Transcription
- How is mRNA different than DNA?
The function of mRNA is slightly different than DNA – mRNA copies the information needed to build a protein, which is located on one gene of DNA. mRNA then transfers to the cytoplasm where the protein is built. mRNA is also shorter than DNA and mRNA has one strand while DNA has two.
- Describe the process of transcription.
Transcription is the process of bringing instructions to build a protein from DNA in the nucleus to ribosomes in the cytoplasm. This is done by messenger RNA (mRNA). In the nucleus, the DNA unzips itself at the location of the gene that needs to be read. This is called the sense strand of the gene and is shown by the blue pipecleaner strand. The mRNA then builds a copy using complimentary base pairs of the strand, which is the red pipecleaner strand in the photo. Blue Thymine beads also change to brown Uracil beads on the mRNA strand. This is all facilitated by the RNA polymerase, or the fuzzy peach in the photo. It separates itself from the DNA when the gene copy is made and the RNA transfers out of the nucleus and into the cytoplasm. The mRNA is then read by ribosomes in the cytoplasm to build the protein in the translation step.
- How did todays activity do a good job of modelling the process of RNA transcription? In what ways was our model inaccurate?
Today’s activity did a good job modelling RNA transcription because we had a different colour bead to represent Uracil from Thymine, a different coloured pipecleaner for the RNA strand, and the pipecleaners make it easy to separate the nitrogen bases bonds. One way our model was inaccurate was that since our DNA strand was very short, the mRNA made a copy of the whole DNA, calling the whole strand a “gene”. This is possible, but a gene is usually just a section of DNA. In the body, the DNA only unwinds in that specific area, the mRNA makes a copy of the gene, and then the DNA reforms whole again. As well, RNA strands are usually shorter than DNA strands, but in this activity, they were the same size.
Translation
- Describe the process of translation: initiation, elongation, termination.
The process of translation is in three steps. The first is initiation. In this step, the ribosome looks for the start codon “AUG” on the mRNA. When it finds this codon, the two ribosome subunits (red paper shape in photo) bind together and start reading the mRNA with AUG in the P site. The second step is elongation. The ribosome brings in tRNA (green paper in photos) with the anticodon that matches codons on the mRNA. The tRNA is also holding the matching amino acid to the codon. The amino acids are the blue papers in the photo. When tRNA binds to the “P” site, another tRNA binds to the codon in the “A” site. When both spots are full, the amino acid detaches from the tRNA on the “P” site and attaches itself to the amino acid on the “A” site.

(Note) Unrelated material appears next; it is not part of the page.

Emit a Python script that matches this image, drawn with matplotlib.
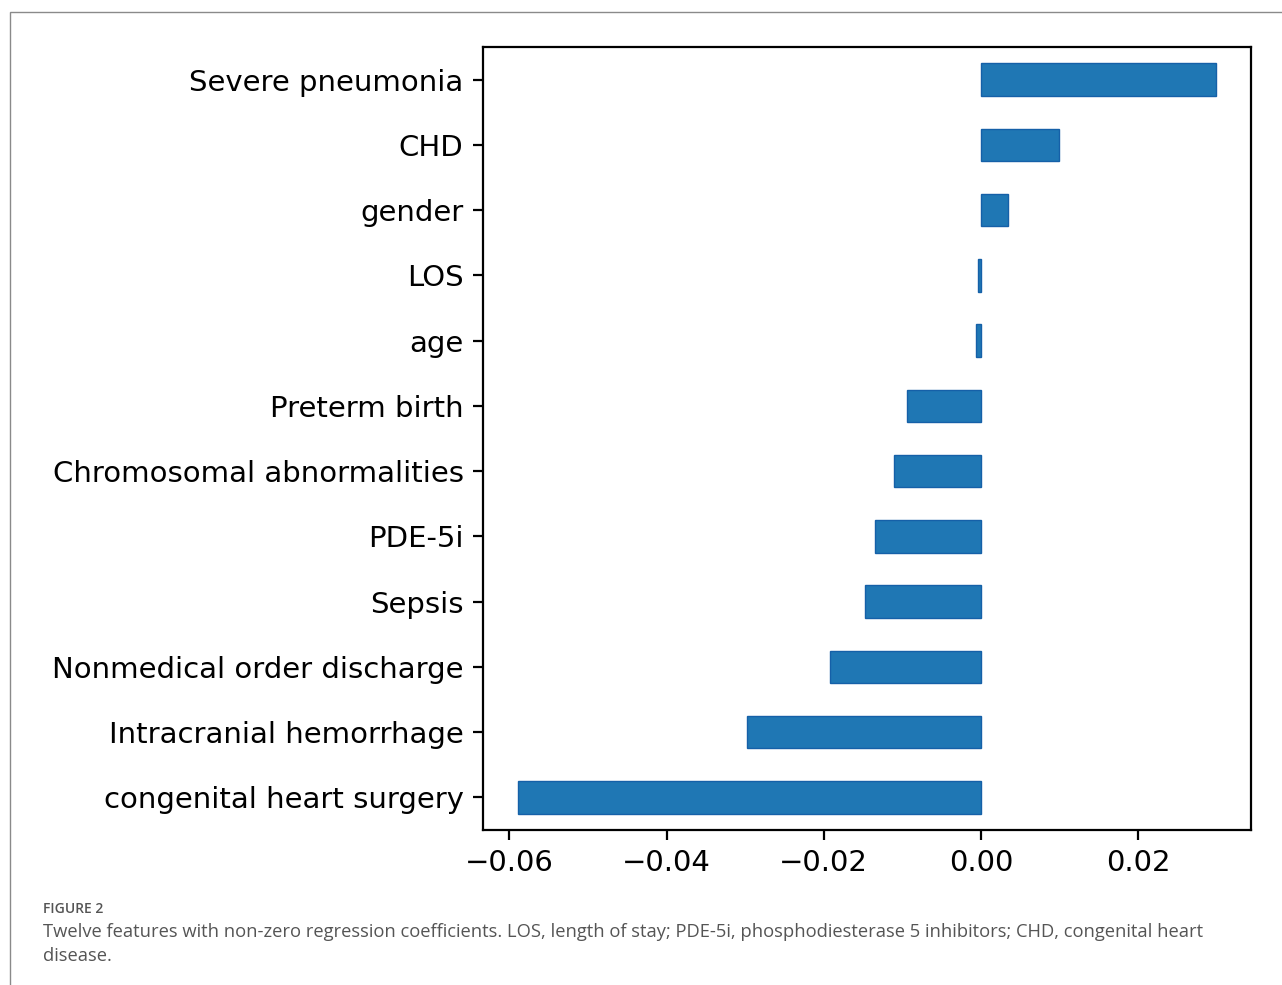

The tRNA in the P site then detaches itself from the ribosome, and the ribosome then moves so that the tRNA in the A site is now in the P site. A new tRNA attaches itself to the new exposed codon in the A site, and the process continues. The last step is termination. The elongation cycle ends when the ribosome reads a “STOP” codon. This is a codon that has no matching tRNA amino acid. No amino acid is added to the chain, so the polypeptide is released, and the ribosome detaches from the mRNA.
- How did today’s activity do a good job of modelling the process of translation? In what ways was our model inaccurate?
Today’s activity did a good job modelling the process of translation because the paper made it easy to visualize the process. Because the paper is easy to move, you can model the elongation steps in a very similar way to how it’s done in the body. The matching up codons to anticodons and amino acids was also very easy with these models. One way that the model was inaccurate was that the RNA was missing the phosphate – sugar strand. It only showed the bases. As well, the ribosome was one piece when we started, but the ribosome should be in two subunits and then join during initiation. The shapes of the amino acids on the paper were also not accurate to how they look. They are much more randomly shaped than the paper shows.